Okay, Audio Adrenaline is not solemn worship music. It's a bunch of hyper guys singing songs about Jesus and they do get a bit rowdy. I've included the studio version which keeps the song between the ditches a little better than it does when the boys are over-stimulated by being before a crowd.
That said, we stole this song and sang it for Sabbath School at Tyler. The kids loved it and my guitar playing youths began taking it to, shall we say, more energetic levels. For an old guy like me the song gets me woke up on Sabbath morning so I can make it through the sermon without snoring. Hey, I'm old. It happens. The pastor used to use all those white heads doing the Sabbath sermon head bob as his cue to wind it up and get everyone off to potluck before he lost half his congregation to the sandman.
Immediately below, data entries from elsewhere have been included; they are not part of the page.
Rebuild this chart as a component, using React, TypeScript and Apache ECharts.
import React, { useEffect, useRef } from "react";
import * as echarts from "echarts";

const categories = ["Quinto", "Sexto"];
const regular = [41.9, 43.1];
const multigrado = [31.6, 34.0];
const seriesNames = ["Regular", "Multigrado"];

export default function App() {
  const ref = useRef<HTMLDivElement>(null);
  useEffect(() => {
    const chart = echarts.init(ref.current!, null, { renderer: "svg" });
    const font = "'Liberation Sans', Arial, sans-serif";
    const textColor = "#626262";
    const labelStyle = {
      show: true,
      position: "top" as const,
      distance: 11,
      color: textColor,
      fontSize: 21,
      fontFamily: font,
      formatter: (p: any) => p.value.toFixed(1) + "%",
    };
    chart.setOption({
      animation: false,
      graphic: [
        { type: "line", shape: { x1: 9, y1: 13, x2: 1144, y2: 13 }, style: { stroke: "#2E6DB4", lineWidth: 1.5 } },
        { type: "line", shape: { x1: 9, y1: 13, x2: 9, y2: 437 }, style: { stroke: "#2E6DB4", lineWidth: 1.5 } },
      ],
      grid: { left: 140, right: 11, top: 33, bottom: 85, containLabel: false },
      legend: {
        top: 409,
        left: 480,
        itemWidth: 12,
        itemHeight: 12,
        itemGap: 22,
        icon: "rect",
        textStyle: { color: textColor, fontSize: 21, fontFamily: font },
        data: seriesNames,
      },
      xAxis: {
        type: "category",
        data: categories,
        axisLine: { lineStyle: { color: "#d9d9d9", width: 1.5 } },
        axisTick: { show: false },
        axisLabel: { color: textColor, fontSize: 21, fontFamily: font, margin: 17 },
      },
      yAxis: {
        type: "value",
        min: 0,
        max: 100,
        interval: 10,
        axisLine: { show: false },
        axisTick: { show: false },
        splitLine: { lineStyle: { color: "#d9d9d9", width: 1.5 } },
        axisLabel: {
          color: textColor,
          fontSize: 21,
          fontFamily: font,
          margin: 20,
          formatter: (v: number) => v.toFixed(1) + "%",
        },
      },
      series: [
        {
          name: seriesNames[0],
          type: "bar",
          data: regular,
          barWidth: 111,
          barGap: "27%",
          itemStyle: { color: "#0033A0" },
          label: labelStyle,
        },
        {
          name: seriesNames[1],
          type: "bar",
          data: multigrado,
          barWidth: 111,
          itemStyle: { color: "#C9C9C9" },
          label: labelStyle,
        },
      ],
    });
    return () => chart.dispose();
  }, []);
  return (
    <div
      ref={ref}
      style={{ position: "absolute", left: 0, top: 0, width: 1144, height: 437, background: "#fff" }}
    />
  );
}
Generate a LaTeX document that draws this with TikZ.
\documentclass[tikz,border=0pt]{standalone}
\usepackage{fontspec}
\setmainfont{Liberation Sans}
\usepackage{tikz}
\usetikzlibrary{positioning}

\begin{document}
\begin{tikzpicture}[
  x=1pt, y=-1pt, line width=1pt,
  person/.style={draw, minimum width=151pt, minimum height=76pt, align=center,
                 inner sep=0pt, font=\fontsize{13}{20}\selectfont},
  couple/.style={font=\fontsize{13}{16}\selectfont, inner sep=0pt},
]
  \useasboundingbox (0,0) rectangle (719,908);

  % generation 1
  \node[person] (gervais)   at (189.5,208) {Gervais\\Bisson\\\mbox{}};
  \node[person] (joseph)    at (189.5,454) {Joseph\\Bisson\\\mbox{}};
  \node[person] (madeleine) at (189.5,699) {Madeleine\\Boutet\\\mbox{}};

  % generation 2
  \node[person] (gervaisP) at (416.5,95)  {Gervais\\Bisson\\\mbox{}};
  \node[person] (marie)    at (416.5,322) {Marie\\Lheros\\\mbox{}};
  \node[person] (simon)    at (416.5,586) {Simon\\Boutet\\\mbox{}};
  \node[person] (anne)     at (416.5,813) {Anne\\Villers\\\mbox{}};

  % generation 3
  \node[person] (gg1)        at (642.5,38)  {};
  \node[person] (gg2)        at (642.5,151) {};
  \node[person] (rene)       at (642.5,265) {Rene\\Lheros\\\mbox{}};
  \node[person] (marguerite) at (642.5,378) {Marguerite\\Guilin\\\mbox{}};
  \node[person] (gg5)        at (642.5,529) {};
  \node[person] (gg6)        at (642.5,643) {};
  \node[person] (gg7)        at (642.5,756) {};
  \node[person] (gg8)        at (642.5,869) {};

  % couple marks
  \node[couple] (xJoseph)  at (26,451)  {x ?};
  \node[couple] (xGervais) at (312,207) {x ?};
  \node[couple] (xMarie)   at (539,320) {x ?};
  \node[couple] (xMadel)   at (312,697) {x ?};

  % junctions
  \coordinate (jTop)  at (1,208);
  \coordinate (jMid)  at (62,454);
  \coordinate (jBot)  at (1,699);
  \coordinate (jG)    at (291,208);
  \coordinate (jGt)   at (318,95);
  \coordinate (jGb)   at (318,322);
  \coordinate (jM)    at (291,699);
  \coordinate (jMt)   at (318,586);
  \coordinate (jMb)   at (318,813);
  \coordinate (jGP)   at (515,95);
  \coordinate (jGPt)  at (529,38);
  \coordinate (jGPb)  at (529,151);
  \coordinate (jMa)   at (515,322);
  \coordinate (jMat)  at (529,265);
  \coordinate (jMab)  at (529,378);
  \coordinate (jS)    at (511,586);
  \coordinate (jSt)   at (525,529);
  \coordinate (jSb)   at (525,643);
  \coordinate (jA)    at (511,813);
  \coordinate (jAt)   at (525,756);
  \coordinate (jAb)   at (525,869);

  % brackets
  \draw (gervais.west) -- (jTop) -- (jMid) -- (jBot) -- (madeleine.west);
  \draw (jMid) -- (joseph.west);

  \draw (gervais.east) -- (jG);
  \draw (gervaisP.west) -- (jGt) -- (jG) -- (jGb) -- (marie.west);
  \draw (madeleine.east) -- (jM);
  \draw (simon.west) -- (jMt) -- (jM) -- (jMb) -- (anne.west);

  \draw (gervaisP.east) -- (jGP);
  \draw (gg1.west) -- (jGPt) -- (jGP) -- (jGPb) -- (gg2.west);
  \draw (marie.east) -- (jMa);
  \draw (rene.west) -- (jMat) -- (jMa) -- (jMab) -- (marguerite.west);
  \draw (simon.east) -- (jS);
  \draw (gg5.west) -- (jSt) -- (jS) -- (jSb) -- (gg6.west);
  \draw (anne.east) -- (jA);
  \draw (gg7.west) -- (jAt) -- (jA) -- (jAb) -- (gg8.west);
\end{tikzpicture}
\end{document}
Anyway, here's the studio version of a song that seems to be based on an old camp meeting song we used to do when I was a kid - "Come and Go With Me, To My Father's House". We used to put that kind of enthusiasm into the original when we were kids.
Once in a while it's good to do an old-fashioned gospel song that makes you want to shout for joy. This song is one of those!
The Zimmers recreate the Beatles iconic Abby Road photo.
This week I got deep into a federal grant and didn't post any new songs. This is my secular song for the week. It's by a lovely group of senior citizens. The thing was first done about ten years ago. The group is called The Zimmers. Their lead singer here is 90 years old. He's since passed on and more boomers have filled in the lower ranks. They had a run on both Britain's Got Talent and America's Got Talent and people really love them. It's appropriate that their first number is The Who's "Talkin' 'bout My Generation".
These guys are really fun and the song is on my mp3 player don't ya' know!
And THAT my friend was the world's oldest Rock Band. They are collectively 3000 years old between them. I find that inspiring and encouraging.
It's another Sabbath and it's kind of lonely up here in Washington. I miss my Tyler Church. This song is dear to me. It was written by my sons Matt and Micah and sung by my daughter, Meghan, her friend Lexa Arante, and my son Matthew singing and on guitar and accompanied by Scott Houghton and Dunn Arante at the Tyler SDA church. Micah was already gone by then. I remember how nervous he would have been up front. He used to visibly tremble when he got up front to sing. What was amazing was how willing he was to get up front and tell a story or do something. His children's stories were epic. Matt wrote the tune, but the lyrics were Micah's.